08/10/2024
Hello to all! I seek a group effort to ensure correct public information about italic handwriting. Here is why:
The well-known magazine NATIONAL GEOGRAPHIC, in an article on handwriting and its history, claims that Secretary was immediately followed by Roundhand. (Italic never happened, I must suppose!)
Here’s the exact horrible passage — link and title follow. I am also attaching, to this message, a photograph of the offending passage.
——— [begin quoting erroneous matter] ———
“Secretary hand," the most popular early style of cursive writing common in England between the 15th and 17th centuries, mashed some letters together.
Next came "Round Hand," an elaborate style of calligraphy used primarily in official documents in France and England. As immigration to the British colonies and eventually the United States began in the 18th century, immigrants brought their preferred cursive styles, or "hands," with them. One of these, Copperplate, grew out of Round Hand and became a favorite of private writing masters who tutored many elite students. Technology helped, too:
When the fountain pen began replacing quills in the early 19th century, Copperplate cursive became easier and more accessible to the masses.
——— [end quoting erroneous matter] ———
The NATIONAL GEOGRAPHIC article in question is “WHAT EVER HAPPENED TO CURSIVE WRITING?”: https://www.nationalgeographic.com/premium/article/cursive-writing-spencerian-palmer-method.
For those here who do not subscribe to the online NAT GEO, I can send you a PDF of the entire piece (and a photograph of the offending paragraph) if you ask me in Messenger.
Although large parts of the article are excellent, the error copied above must not pass unchallenged. ((What’s next? A history of the world in which thr year 1492 is followed immediately by the year 1776?)
Although the handwriting-related article at the link below is about a year old, I found it only yesterday. The worldwide reputation of the source (NATIONAL GEOGRAPHIC) — together with the fact that its articles are often quoted and cited and shared as educational material for years and even decades after their publication date — makes it more important than ever that the strange and serious error enshrined they’re in must be countered. Even if, so late, we cannot persuade an editor to retract the error (photographed below), we can reach the author — a very prolific journalist who writes in particular abundance about topics runhistory — and motivate her to get things straight next time.
This needs response. I ought to respond — I must respond — but the enormity of this paragraph’s anti-historical slice-and-dice job has shocked and stunned me so that I cannot see how to manage the job entirely on my own: even though I have gathered (and share below) contact information both for NAT GEO’s Editor-in-Chief and for the reporter.

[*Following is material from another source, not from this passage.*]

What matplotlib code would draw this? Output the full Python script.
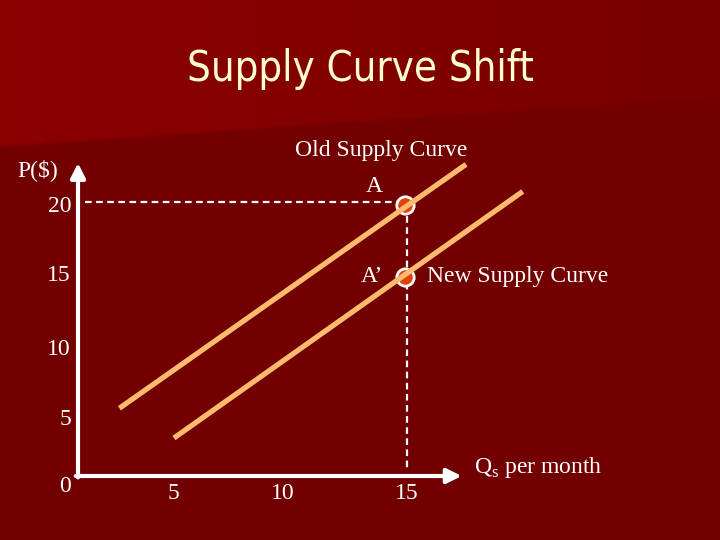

The piece contains are a few other (much smaller and less consequential) errors of factor or of implication — e.g., one paragraph mentions the UK’s National Handwriting Association in terms which strongly and falsely imply it to be an American organization — but these are less important to address. (When coverage of history, on many matter, hops blithely across an entire — and pivotal — era, this needs our first attention.)
The Editor-in-Chief of NATIONAL GEOGRAPHIC, Mr. Nathan Lump (yes, that really is his name) can be reached at [email protected]
The reporter, Ms. Erin Blakemore (, can be reached through her domain — ErinBlakemore.com — which provides a contact page at https://erinblakemore.com/contact/ (as you will see from her site, she’s very prolific prolific, having written for several-score well-propelled magazines, many with an international leadership, and being also the author of at least one award-winning book on history.)
Contact-page communication forms are notoriously limited in permissible length of message — so, before writing this appeal. I’d spent some time trying to find an email address for her, too. However, I have been unable to find one. Any letter, therefore, needs to be short enough to fit into a web form, while stimulating enough to invite some thought and reply: as a reply from her will inevitably reveal her e-mail address (and thus permit further correspondence if advisable/needful). Whatever polemic gifts I may preen myself on, I know all too well tenseness is notoriously NOT one of mine: for I have been unable to cultivate successfully that near-essential.
Therefore, I am hoping that someone else here can write more briefly, can reach her thereby, and can then perhaps share her response and her e-mail address with the rest of us.
Ms. Blakemore and Mr. Lump need to hear, I think, from more than one person who knows a salient fact that has escaped their notice: in a field (handwriting) that’s evidently dear to Ms. Blakemore’s heart.
So I hope that you who read this letter can not only reach Ms. Blackmore through https://erinblakemore.com/contact/, but also e-mail Mr. Lump at [email protected] — then (dare I hope?) perhaps share, judiciously, that letter and any response that either or both of the two may care to make.
Sharing such a letter here, as a model. will help those of us who (like me) are less gifted at such things to write our own letters and to edit them well before sending — sharing her response, if any, would also be informative (because helpful because it will help in planning any future sallies of this sort, whenever others make significant and glaring errors of fact in this discipline. )
Since Ms. Blackmore features regularly in over 50 publications (or so I judge from what she has listed on her site in her CV), helping her to know just where she has greatly erred is likely to prevent future misrepresentations, on her part, about the same matter.